Problem description
Compute how many lines in the entries below contain "this", and output nothing but the number.

Code that draws figures
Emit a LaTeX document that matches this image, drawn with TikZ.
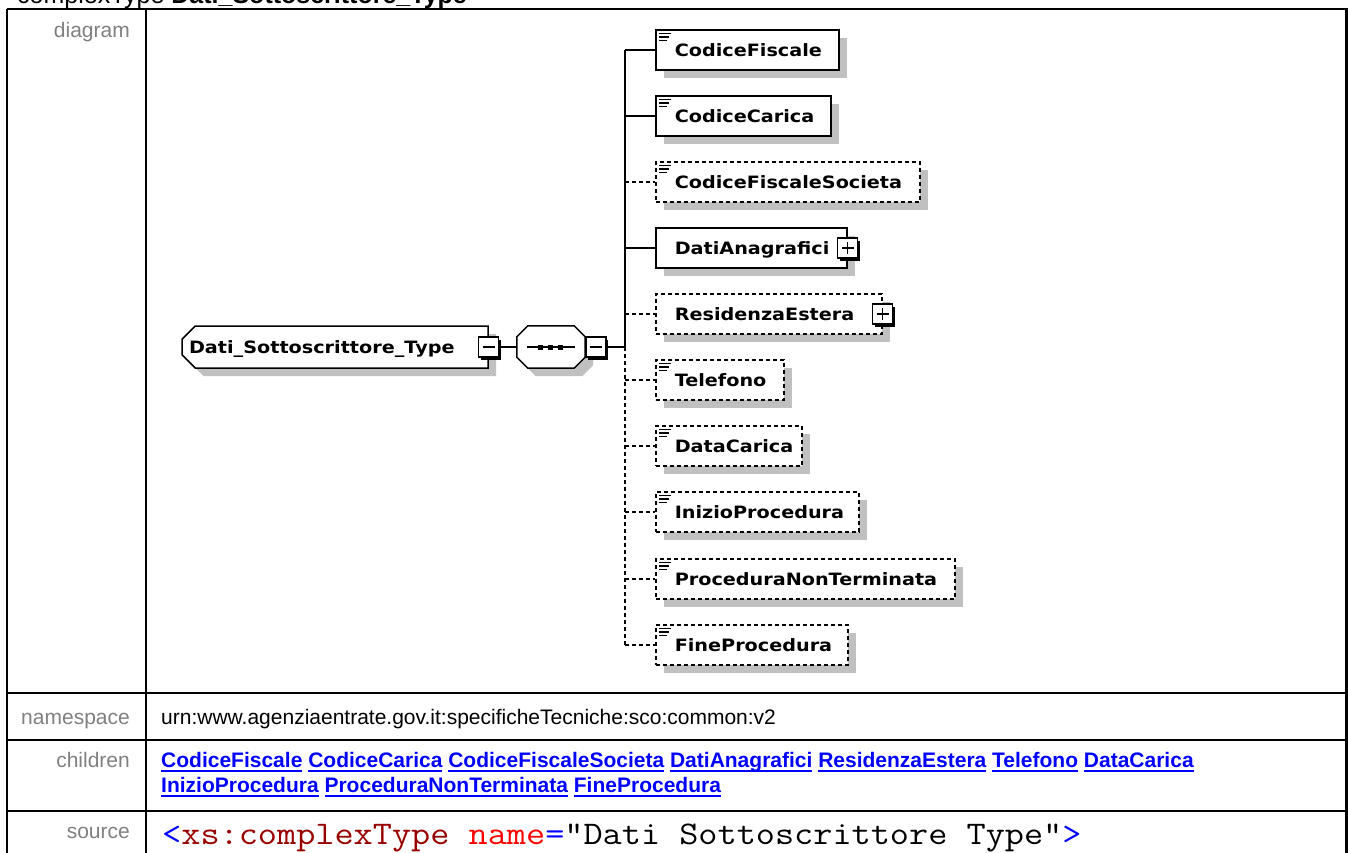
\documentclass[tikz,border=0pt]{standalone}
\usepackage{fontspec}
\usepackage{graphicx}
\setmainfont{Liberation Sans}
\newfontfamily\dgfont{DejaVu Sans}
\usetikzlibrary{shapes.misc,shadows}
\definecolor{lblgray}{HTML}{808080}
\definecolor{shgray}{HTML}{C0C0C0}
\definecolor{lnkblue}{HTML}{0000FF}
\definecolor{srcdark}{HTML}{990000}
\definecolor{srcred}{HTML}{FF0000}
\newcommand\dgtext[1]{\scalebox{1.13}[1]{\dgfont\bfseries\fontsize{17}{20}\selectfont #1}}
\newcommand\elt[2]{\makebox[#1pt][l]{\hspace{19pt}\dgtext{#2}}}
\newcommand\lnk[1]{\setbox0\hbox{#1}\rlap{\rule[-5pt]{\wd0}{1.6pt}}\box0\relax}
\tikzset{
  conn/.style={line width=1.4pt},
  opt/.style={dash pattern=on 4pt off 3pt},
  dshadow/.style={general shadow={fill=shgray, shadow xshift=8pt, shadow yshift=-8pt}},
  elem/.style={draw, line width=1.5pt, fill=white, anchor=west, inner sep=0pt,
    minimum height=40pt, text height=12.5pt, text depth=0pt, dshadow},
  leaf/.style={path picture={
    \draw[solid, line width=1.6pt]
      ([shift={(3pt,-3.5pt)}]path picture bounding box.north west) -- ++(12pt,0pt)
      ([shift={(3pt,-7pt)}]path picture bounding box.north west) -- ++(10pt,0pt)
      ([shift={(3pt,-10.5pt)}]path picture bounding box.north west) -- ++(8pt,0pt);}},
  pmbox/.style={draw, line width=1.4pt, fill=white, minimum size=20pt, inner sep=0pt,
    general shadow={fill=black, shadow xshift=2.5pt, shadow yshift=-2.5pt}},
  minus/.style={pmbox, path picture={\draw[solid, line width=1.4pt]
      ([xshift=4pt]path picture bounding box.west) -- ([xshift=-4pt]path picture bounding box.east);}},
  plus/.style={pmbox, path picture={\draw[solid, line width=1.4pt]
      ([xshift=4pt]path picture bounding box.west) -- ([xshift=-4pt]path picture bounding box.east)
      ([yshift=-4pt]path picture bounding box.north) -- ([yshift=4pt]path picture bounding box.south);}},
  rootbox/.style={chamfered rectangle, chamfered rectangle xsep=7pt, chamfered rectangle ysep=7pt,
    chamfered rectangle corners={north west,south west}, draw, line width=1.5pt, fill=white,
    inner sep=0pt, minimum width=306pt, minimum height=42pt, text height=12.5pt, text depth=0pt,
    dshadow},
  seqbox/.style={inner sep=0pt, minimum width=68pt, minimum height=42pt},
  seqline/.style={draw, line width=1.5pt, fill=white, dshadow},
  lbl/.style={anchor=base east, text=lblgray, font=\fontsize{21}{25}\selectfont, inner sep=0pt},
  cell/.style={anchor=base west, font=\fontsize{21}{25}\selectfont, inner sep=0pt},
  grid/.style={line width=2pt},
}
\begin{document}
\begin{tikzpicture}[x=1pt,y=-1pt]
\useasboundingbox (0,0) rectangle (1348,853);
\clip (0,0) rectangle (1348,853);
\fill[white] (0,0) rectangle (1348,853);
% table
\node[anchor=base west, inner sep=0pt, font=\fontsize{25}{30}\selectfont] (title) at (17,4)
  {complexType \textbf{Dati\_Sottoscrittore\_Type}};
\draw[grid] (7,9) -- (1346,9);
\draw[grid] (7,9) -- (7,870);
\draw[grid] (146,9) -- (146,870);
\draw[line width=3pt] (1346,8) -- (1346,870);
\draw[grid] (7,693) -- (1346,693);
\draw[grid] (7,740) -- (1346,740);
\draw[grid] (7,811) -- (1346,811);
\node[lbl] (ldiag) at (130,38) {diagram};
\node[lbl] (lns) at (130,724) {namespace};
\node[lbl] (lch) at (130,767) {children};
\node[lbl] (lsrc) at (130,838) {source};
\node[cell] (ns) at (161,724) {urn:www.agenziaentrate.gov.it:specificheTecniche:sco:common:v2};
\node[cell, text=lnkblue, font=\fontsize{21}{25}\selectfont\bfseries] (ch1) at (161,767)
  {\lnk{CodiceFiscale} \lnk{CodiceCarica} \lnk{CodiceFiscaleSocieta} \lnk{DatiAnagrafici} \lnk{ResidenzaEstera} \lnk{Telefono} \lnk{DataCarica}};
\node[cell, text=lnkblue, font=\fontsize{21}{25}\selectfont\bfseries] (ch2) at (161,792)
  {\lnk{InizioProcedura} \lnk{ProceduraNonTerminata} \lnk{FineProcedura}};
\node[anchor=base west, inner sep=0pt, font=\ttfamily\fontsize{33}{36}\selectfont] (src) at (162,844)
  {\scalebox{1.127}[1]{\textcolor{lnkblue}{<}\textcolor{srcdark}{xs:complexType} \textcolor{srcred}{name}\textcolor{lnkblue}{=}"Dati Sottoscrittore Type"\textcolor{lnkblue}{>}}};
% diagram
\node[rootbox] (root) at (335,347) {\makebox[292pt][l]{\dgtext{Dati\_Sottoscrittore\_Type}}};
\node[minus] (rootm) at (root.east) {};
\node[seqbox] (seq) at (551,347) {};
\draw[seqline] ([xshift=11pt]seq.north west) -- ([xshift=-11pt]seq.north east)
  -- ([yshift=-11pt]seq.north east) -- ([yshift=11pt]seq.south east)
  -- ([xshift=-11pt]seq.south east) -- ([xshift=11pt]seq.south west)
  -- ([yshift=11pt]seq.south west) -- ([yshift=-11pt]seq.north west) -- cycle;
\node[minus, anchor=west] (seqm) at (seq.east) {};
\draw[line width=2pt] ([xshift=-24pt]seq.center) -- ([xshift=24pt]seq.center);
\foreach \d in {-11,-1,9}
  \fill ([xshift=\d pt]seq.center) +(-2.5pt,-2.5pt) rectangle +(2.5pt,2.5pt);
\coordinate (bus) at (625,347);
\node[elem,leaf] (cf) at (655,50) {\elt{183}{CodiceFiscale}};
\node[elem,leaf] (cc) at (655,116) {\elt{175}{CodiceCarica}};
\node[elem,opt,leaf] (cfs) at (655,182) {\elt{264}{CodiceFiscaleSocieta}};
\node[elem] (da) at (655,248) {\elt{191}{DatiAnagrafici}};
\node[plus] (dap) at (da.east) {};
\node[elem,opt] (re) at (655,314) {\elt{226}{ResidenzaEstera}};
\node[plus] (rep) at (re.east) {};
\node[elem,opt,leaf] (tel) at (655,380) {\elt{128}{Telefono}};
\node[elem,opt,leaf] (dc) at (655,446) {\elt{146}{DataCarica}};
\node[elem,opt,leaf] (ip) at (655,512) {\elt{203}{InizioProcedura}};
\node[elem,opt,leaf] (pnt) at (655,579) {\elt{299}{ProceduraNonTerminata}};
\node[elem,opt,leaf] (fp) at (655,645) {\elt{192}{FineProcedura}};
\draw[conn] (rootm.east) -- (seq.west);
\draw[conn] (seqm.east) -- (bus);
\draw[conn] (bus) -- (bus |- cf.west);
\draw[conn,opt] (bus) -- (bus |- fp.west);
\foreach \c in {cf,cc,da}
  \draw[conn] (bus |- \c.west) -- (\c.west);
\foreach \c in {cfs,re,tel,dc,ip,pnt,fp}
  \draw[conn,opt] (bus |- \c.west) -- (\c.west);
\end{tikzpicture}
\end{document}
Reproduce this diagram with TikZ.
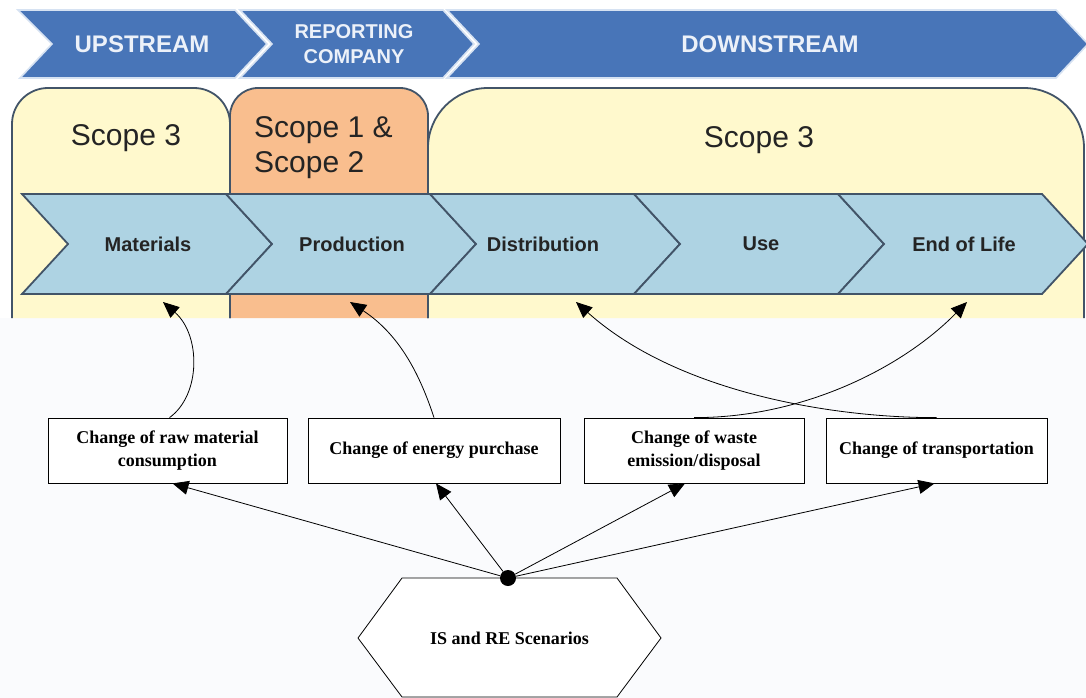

Reply
2